The primary concern of Singin' in the Rain, as far as we can tell from the incredible complexity and kinetic power of the dance scenes, is to be the most entertaining movie it possibly can be. Still, one can't ignore the late 1920s Hollywood setting the film chooses for itself. Singin' in the Rain was made in 1952, 25 years after the events of the plot. So despite its occasionally critical commentary on that era of American filmmaking, it doesn't pretend to be any kind of message movie. It isn't a film that tries to lead by example. Rather, it tries to celebrate by example.
Singin' in the Rain is the story of Don Lockwood, a famous silent film actor. He works with his friend, Cosmo Brown, and frequently stars alongside Lina Lamont, a shallow and vindictive person for whom he feigns affection in public; he can't stand her in private. They're marketed to the media as a couple, which serves Lina's vanity just fine but only makes things more uncomfortable for Don. They're working on a new silent film called The Dueling Cavalier when the studio first hears about the success of The Jazz Singer and decides The Dueling Cavalier needs to be a talkie. However, Lina's voice is too unpleasant for her to star in a talking picture. After Don and Cosmo meet a young stage actress named Kathy Selden and Don starts to fall in love with her, he convinces the studio to convert The Dueling Cavalier into a musical called The Dancing Cavalier and dub over Lina's voice with Kathy's.
There's a scene in which Lina is unable to properly recite her lines because she's not used to acting with the microphones needed for sound films. She habitually brings heavily dramatic movements to her performance, something she likely learned from silent film, but this style of acting is incompatible with the placement of the microphones. Her voice is improperly recorded and the volume comes out completely inconsistent. What's more, her exaggerated gestures come across as silly when the film has sound; the drama of her performance is excessive when the barrier between film and reality is less than it is in silent film. On the other hand, it wouldn't be acceptable for her to subtract all gesture from her performance, even though the microphone placement seems to encourage this.
These are the troubles the studio faces when working with sound film for the first time. They have such trouble with the new technology that it's tempting for them to use the sound as a gimmick, creating a successful but ultimately static and artless film. But when they convert it into a musical we realize it's kind of an ideal solution; what better way to combine the power of sound and the power of motion to maximum effect?
Singin' in the Rain is itself one of the best arguments for this; the characters are broadly drawn, but they resonate because their emotions are conveyed through musical numbers that combine stunning dance choreography with excellent vocal performances from all the actors. The editing both complements the dancing and keeps us close to the characters so we can understand the emotional context of each dance. And consider the scene in which Gene Kelly dances to the titular song, "Singin' in the Rain." Like all the other sequences it's lovingly crafted, boasting fantastic choreography and singing, but what's especially striking about it is how directly Kelly interacts with water. He jumps in puddles and makes the splashes part of the song, he stands under the pouring spout of a gutter, and above all it's impossible to ignore the rain. The image of rain adds an invaluable visceral impact to Kelly's performance; there's little better a film can do to make the audience understand love and joy than to show a man with his clothes soaked through who drops his umbrella, raises his beaming face to the stormy sky and sings: "Come on with the rain, I've a smile on my face!"
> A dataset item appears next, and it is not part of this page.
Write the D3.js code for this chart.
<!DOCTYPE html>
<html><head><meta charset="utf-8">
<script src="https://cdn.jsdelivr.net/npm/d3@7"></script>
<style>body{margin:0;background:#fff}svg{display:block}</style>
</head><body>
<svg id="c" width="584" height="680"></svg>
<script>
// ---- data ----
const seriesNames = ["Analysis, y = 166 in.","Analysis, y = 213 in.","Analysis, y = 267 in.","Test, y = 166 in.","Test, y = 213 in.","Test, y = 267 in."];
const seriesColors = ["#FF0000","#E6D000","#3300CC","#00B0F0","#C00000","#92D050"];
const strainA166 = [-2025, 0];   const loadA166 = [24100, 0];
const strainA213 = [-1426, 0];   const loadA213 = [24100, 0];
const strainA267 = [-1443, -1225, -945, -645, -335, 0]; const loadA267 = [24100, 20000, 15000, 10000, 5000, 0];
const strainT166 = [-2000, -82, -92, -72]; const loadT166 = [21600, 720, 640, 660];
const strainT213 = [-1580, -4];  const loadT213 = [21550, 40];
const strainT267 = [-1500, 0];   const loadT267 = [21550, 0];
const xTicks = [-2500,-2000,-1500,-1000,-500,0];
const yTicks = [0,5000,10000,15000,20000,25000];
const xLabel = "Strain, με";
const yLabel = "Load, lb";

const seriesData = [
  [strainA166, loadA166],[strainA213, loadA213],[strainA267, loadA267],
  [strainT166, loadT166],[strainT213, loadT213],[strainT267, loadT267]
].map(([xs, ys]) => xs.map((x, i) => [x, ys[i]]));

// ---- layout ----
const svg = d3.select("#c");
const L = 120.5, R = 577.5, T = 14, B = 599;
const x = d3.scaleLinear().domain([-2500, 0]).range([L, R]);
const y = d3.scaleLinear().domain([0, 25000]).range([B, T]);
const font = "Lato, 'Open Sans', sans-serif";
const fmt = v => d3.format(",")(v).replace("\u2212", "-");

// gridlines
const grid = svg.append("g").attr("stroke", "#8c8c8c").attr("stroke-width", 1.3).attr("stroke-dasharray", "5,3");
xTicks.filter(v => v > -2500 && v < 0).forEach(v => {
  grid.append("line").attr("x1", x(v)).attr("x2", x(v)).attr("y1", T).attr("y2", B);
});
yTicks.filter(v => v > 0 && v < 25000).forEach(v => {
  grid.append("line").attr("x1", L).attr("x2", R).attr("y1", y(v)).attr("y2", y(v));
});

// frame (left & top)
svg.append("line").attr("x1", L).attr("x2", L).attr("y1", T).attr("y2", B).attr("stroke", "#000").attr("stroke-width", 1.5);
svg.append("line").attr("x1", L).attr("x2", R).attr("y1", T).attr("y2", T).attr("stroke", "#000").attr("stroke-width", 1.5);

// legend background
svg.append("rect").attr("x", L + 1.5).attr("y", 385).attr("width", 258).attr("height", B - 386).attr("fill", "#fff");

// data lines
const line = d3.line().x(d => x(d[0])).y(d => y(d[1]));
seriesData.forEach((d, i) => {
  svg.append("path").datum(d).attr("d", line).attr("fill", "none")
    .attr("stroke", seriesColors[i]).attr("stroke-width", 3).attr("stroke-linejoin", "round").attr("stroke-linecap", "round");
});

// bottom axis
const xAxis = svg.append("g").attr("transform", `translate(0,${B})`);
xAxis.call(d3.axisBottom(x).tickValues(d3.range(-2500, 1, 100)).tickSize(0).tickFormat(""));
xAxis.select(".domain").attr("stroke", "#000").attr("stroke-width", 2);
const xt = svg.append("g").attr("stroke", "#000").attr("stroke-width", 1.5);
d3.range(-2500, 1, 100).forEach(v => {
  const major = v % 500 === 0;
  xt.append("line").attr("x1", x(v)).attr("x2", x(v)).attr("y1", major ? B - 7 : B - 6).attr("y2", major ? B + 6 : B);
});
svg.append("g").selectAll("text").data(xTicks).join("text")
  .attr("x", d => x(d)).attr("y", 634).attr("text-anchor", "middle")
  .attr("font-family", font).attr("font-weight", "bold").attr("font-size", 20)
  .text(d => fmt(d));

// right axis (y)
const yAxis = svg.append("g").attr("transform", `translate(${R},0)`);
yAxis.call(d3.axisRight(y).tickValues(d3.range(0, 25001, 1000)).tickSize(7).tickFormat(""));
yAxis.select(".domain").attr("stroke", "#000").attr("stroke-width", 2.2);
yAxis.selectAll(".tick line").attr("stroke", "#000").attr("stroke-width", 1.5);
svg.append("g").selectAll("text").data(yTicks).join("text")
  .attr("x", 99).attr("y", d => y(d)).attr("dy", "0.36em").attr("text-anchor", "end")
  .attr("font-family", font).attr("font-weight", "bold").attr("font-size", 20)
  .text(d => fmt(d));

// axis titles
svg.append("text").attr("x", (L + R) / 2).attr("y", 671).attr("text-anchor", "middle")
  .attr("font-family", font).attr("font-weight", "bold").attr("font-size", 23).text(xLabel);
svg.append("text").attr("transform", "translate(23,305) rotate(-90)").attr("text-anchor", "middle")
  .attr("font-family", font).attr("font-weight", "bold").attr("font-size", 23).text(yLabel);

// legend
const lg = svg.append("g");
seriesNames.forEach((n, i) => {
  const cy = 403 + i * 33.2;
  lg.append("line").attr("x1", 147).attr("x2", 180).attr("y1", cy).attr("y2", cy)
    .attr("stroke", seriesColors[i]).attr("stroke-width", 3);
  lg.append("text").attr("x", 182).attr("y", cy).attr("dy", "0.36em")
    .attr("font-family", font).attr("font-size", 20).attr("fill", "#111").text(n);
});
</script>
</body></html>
The performers put themselves under great physical strain to create the dance scenes; Donald O'Connor and Debbie Reynolds, who played Cosmo Brown and Kathy Selden respectively, even injured themselves. But the film links the vapid, insensitive Lina to the temptation to take the easy way out when making a film, and it posits that this ultimately results in failure. It's not a matter of financial or even personal success that makes Don Lockwood realize he wants to make a musical; it's something that becomes clear to him after Kathy brings him out of his initial shallowness and he tries to share the artistic value of film with her.
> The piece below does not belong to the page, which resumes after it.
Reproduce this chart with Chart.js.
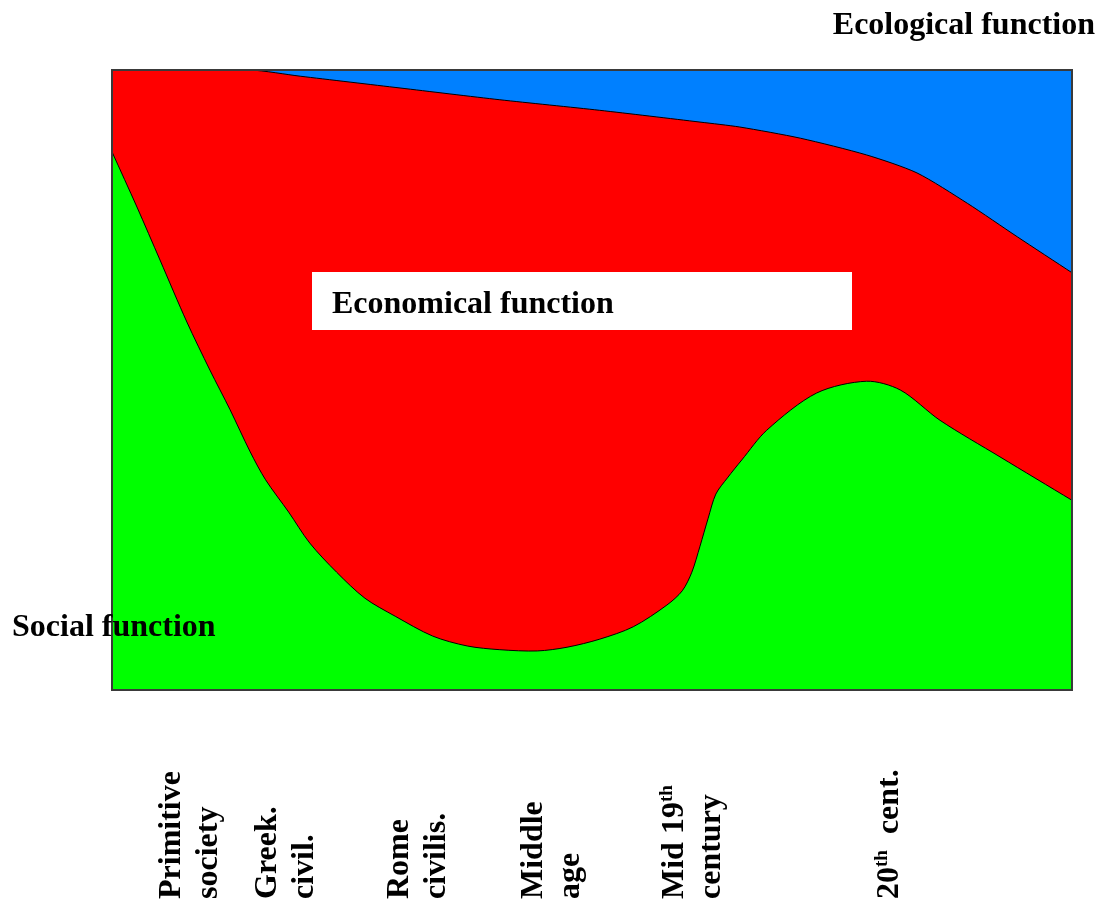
<!DOCTYPE html>
<html>
<head>
<meta charset="utf-8">
<script src="https://cdn.jsdelivr.net/npm/chart.js@4.4.0/dist/chart.umd.min.js"></script>
<style>
  html, body { margin: 0; padding: 0; background: #fff; }
  #wrap { width: 1099px; height: 899px; position: relative; }
</style>
</head>
<body>
<div id="wrap"><canvas id="funcChart"></canvas></div>
<script>
// Social function (green) upper boundary
const socialX = [0, 2.6, 5.0, 7.8, 10.2, 12.3, 14.4, 16.0, 18.4, 20.6, 23.4, 26.35, 29.5, 33.4, 37.0, 40.4, 44.3, 47.4, 50.8, 54.3, 57.8, 59.4, 60.4, 61.25, 62.1, 62.9, 64.1, 65.6, 68.2, 73.4, 78.6, 82.1, 86.25, 92.5, 100];
const socialY = [86.8, 77.9, 69.35, 59.35, 51.6, 45.2, 38.4, 33.9, 28.7, 23.7, 19.0, 14.8, 11.9, 8.7, 7.1, 6.5, 6.3, 6.9, 8.2, 10.2, 13.7, 16.0, 19.0, 23.2, 27.7, 31.6, 34.2, 37.1, 41.9, 47.9, 49.8, 48.4, 43.5, 37.6, 30.6];

// Economical function (red) upper boundary
const econX = [0, 14.4, 19.6, 30, 40.4, 50.8, 61.25, 65.4, 71.7, 78.6, 83.85, 89.1, 94.3, 100];
const econY = [100, 100, 99.0, 97.1, 95.2, 93.5, 91.6, 90.8, 89.0, 86.3, 83.4, 78.5, 73.1, 67.3];

// Ecological function (blue) fills to the top
const ecoX = [0, 100];
const ecoY = [100, 100];

// era labels, one entry per line; superscripts marked with ^
const eraLabels = [
  ["Primitive", "society"],
  ["Greek.", "civil."],
  ["Rome", "civilis."],
  ["Middle", "age"],
  ["Mid 19^th", "century"],
  ["20^th  cent."]
];
const eraPos = [7.1, 17.1, 30.8, 44.8, 59.5, 81.9];

const toPoints = (xs, ys) => xs.map((x, i) => ({ x: x, y: ys[i] }));

const FONT = "bold 32px 'Liberation Serif', 'Times New Roman', serif";
const SUP = "bold 19px 'Liberation Serif', 'Times New Roman', serif";

function drawRich(ctx, text, x, y) {
  // text with ^sup parts, drawn left to right from (x, y)
  const parts = text.split("^");
  let cx = x;
  parts.forEach((p, i) => {
    if (i === 0) {
      ctx.font = FONT;
      ctx.fillText(p, cx, y);
      cx += ctx.measureText(p).width;
    } else {
      const sup = p.slice(0, 2);
      const rest = p.slice(2);
      ctx.font = SUP;
      ctx.fillText(sup, cx, y - 11);
      cx += ctx.measureText(sup).width;
      ctx.font = FONT;
      ctx.fillText(rest, cx, y);
      cx += ctx.measureText(rest).width;
    }
  });
}

const overlay = {
  id: "overlay",
  afterDatasetsDraw(chart) {
    const ctx = chart.ctx;
    const a = chart.chartArea;
    const xs = chart.scales.x;
    ctx.save();
    // frame
    ctx.strokeStyle = "#3a3a3a";
    ctx.lineWidth = 2;
    ctx.strokeRect(a.left, a.top, a.right - a.left, a.bottom - a.top);

    ctx.fillStyle = "#000";
    ctx.textBaseline = "alphabetic";
    ctx.textAlign = "left";
    ctx.font = FONT;

    // white label box
    ctx.fillStyle = "#fff";
    ctx.fillRect(312, 272, 540, 58);
    ctx.fillStyle = "#000";
    ctx.fillText("Economical function", 332, 313);

    ctx.fillText("Social function", 12, 636);
    ctx.textAlign = "right";
    ctx.fillText("Ecological function", 1095, 34);
    ctx.textAlign = "left";

    // rotated era labels
    eraLabels.forEach((lines, i) => {
      const bx = xs.getPixelForValue(eraPos[i]);
      lines.forEach((line, j) => {
        ctx.save();
        ctx.translate(bx + j * 37, 899);
        ctx.rotate(-Math.PI / 2);
        drawRich(ctx, line, 0, 0);
        ctx.restore();
      });
    });
    ctx.restore();
  }
};

new Chart(document.getElementById("funcChart").getContext("2d"), {
  type: "scatter",
  data: {
    datasets: [
      {
        label: "Social function",
        data: toPoints(socialX, socialY),
        showLine: true,
        borderColor: "#000",
        borderWidth: 1,
        backgroundColor: "#00ff00",
        fill: "start",
        tension: 0.3,
      },
      {
        label: "Economical function",
        data: toPoints(econX, econY),
        showLine: true,
        borderColor: "#000",
        borderWidth: 1,
        backgroundColor: "#ff0000",
        fill: "start",
        tension: 0.25,
      },
      {
        label: "Ecological function",
        data: toPoints(ecoX, ecoY),
        showLine: true,
        borderColor: "#0080ff",
        borderWidth: 0,
        backgroundColor: "#0080ff",
        fill: "start",
      },
    ],
  },
  options: {
    responsive: true,
    maintainAspectRatio: false,
    animation: false,
    layout: { padding: { left: 112, right: 27, top: 70, bottom: 209 } },
    elements: { point: { radius: 0, hoverRadius: 0 } },
    scales: {
      x: { type: "linear", min: 0, max: 100, display: false },
      y: { type: "linear", min: 0, max: 100, display: false },
    },
    plugins: {
      legend: { display: false },
      tooltip: { enabled: false },
    },
  },
  plugins: [overlay],
});
</script>
</body>
</html>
Singin' in the Rain looks back on the cinema and celebrates its power to reach people by striving to show its audience the ideal example of what can be achieved from the marriage of motion, sound, performance, and editing. Some people are alienated by musicals, but hopefully anyone who views Singin' in the Rain will find themselves drawn in by the sight of artists pushing themselves to the physical limit of what they can do with their craft.